La Biennale nos lleva inevitablemente a hablar de este país que dedicó su pabellón a Miquel Barceló. Una decisión más que discutible porque en opinión de muchos (y en la mía) la obra reciente de Barceló se ha enquistado en fórmulas de escaso rigor, a lo que se añade la dudosa calidad y el coste desmesurado de su intervención en el Palacio de las Naciones de Ginebra. A ello se suma que su elección para el Pabellón de España se hizo sin tener en cuenta la opinión de las asociaciones de críticos y de directores de museos y centros de arte contemporáneo. Esto contravenía un compromiso del Ministerio de Cultura: respetar el Código de Buenas Prácticas. En este aspecto el año ha sido movidito: mientras administraciones autonómicas o locales aceptaban el Código, sometiendo la elección de directores de centros de arte a concurso, otros, como la Sala Rekalde (Diputación Foral de Vizcaya), ignoraban el requisito. Las Buenas Prácticas se limitan por ahora a asegurar que la dirección de los centros de arte sea profesional y no se confíe a personas cuyo único mérito sea tener la confianza de la administración de turno. Un intento loable aunque no debería ser el único: los cortos presupuestos de muchos centros y la precariedad de quienes trabajan en ellos exigirían además revisar las políticas culturales y artísticas, especialmente la obsesión por abrir entidades que después, mal financiadas, apenas logran subsistir dignamente.

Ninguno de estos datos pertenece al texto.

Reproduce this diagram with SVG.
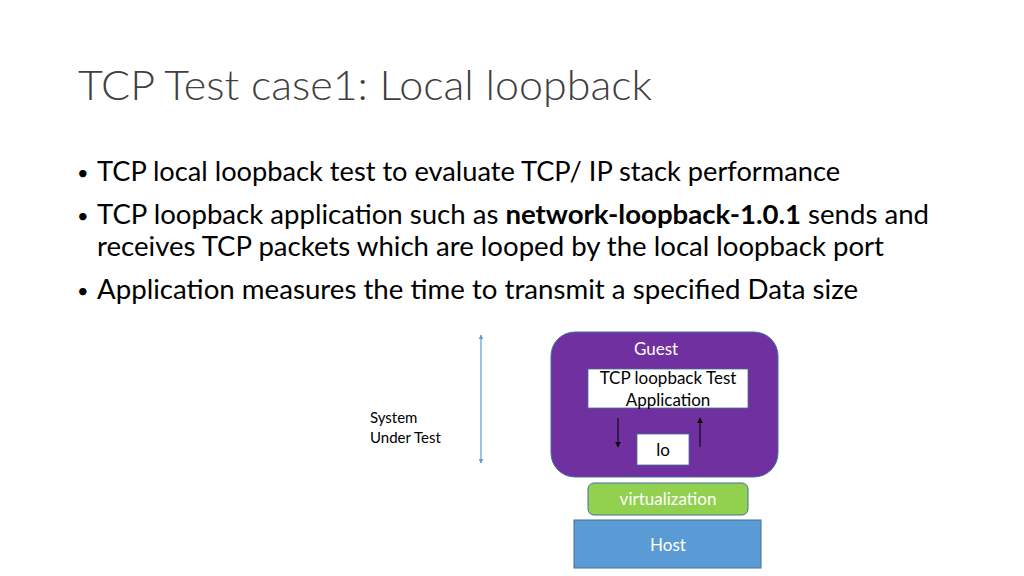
<svg xmlns="http://www.w3.org/2000/svg" width="1024" height="576" viewBox="0 0 1024 576">
<style>
text{font-family:"Lato","Open Sans","Liberation Sans",sans-serif;}
.title{font-size:41px;font-weight:300;fill:#404040;}
.b{font-size:26px;fill:#000;}
.dot{font-size:20px;}
.w{fill:#fff;font-size:17px;text-anchor:middle;}
.k{fill:#000;font-size:17px;text-anchor:middle;}
.s{fill:#000;font-size:15px;}
</style>
<defs>
<marker id="ab" viewBox="0 0 10 10" refX="9" refY="5" markerWidth="4" markerHeight="4" orient="auto-start-reverse"><path d="M0,0L10,5L0,10z" fill="#5B9BD5"/></marker>
<marker id="ak" viewBox="0 0 10 10" refX="9" refY="5" markerWidth="6" markerHeight="6" orient="auto"><path d="M0,0L10,5L0,10z" fill="#000"/></marker>
</defs>
<rect width="1024" height="576" fill="#fff"/>
<text class="title" x="78" y="100" textLength="574" lengthAdjust="spacingAndGlyphs">TCP Test case1: Local loopback</text>
<g class="b">
<text class="dot" x="77" y="180">•</text>
<text x="97" y="181" textLength="743" lengthAdjust="spacingAndGlyphs">TCP local loopback test to evaluate TCP/ IP stack performance</text>
<text class="dot" x="77" y="223">•</text>
<text x="97" y="224" textLength="832" lengthAdjust="spacingAndGlyphs">TCP loopback application such as <tspan font-weight="bold">network-loopback-1.0.1</tspan> sends and</text>
<text x="97" y="256" textLength="787" lengthAdjust="spacingAndGlyphs">receives TCP packets which are looped by the local loopback port</text>
<text class="dot" x="77" y="298">•</text>
<text x="97" y="299" textLength="761" lengthAdjust="spacingAndGlyphs">Application measures the time to transmit a specified Data size</text>
</g>
<g id="sut">
<text class="s" x="370" y="423">System</text>
<text class="s" x="370" y="443">Under Test</text>
</g>
<g id="guest">
<rect x="551" y="332" width="227" height="145" rx="24" fill="#7030A0" stroke="#41719C" stroke-width="1"/>
<text class="w" x="656" y="355" fill="#e8e0f0">Guest</text>
</g>
<g id="app">
<rect x="588" y="369" width="160" height="39" fill="#fff" stroke="#41719C" stroke-width="0.8"/>
<text class="k" x="668" y="384">TCP loopback Test</text>
<text class="k" x="668" y="406">Application</text>
</g>
<g id="lo">
<rect x="637" y="434" width="52" height="31" fill="#fff" stroke="#41719C" stroke-width="0.8"/>
<text class="k" x="663" y="456">lo</text>
</g>
<g id="virt">
<rect x="588" y="483" width="160" height="32" rx="6" fill="#92D050" stroke="#41719C" stroke-width="1"/>
<text class="w" x="668" y="505">virtualization</text>
</g>
<g id="host">
<rect x="574" y="520" width="187" height="48" fill="#5B9BD5" stroke="#41719C" stroke-width="1"/>
<text class="w" x="668" y="551">Host</text>
</g>
<g id="connectors" fill="none">
<line x1="481" y1="335" x2="481" y2="463" stroke="#5B9BD5" stroke-width="1.2" marker-start="url(#ab)" marker-end="url(#ab)"/>
<line x1="618" y1="418" x2="618" y2="447" stroke="#000" stroke-width="1" marker-end="url(#ak)"/>
<line x1="700" y1="447" x2="700" y2="418" stroke="#000" stroke-width="1" marker-end="url(#ak)"/>
</g>
</svg>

Pero el año, en España, no ha sido del todo negativo. En su haber hay que anotar la nueva instalación de la colección del Museo Reina Sofía y la excelente exposición de la del Museo de Arte Contemporáneo de Barcelona. La colección del Reina Sofía diseña un recorrido por el arte del siglo XX, esclareciendo con documentos (fotos, películas, textos) las diversas obras. La propuesta es, como todas, discutible y ha suscitado diversas críticas. Un signo, al fin, de vitalidad. Bueno sería que se invitara a expertos que sucesivamente hicieran otras lecturas de la colección. Hay en ella evidentes vacíos (lógicos en un país como el nuestro que vivió de espaldas a la modernidad durante casi dos tercios del siglo XX) pero también posee puntos fuertes que sugieren otras narrativas. La colección del MACBA, aunque más limitada en el tiempo (se inicia en torno a 1950), tiene gran interés: se abre con un excepcional Clyfford Still que encaja a la perfección con obras de Guerrero y Tàpies, incluye obras de clásicos del vídeoarte -Joan Jonas o David Lamelas- y se cierra con un trabajo de Francesc Torres, El campo de la Bota, que detalla la historia de la represión que yace bajo la más reciente zona de expansión urbanística de Barcelona.

El esfuerzo de ambos museos contrasta con la ejecutoria reciente del Museo del Prado. Ya en febrero la exposición de Francis Bacon, por su misma calidad, volvía a evidenciar las limitaciones de las nuevas salas: muchos cuadros apenas respiraban. Después vino la muestra de Sorolla. Una pesadilla para la dirección del museo, temerosa de que el número de visitantes superara las cifras de la exposición Velázquez de 1990. Hay éxitos que queman las manos del triunfador. Hacen pensar que algo no anda bien: ¿por qué medir la excelencia de un museo cuantitativamente (por la cifra de ventas, como una empresa comercial) y no por la calidad de sus iniciativas en la revisión de problemas artísticos o en la investigación (como ocurre con las universidades)? Abordar con rigor cuestiones como ésta entrañaría revisar muchas políticas culturales al uso. Tendría también alguna ventaja: evitar que el Prado se convierta en marca y termine abriendo sucursales, como el Guggenheim, aunque no sería, probablemente, en Abu-Dhabi.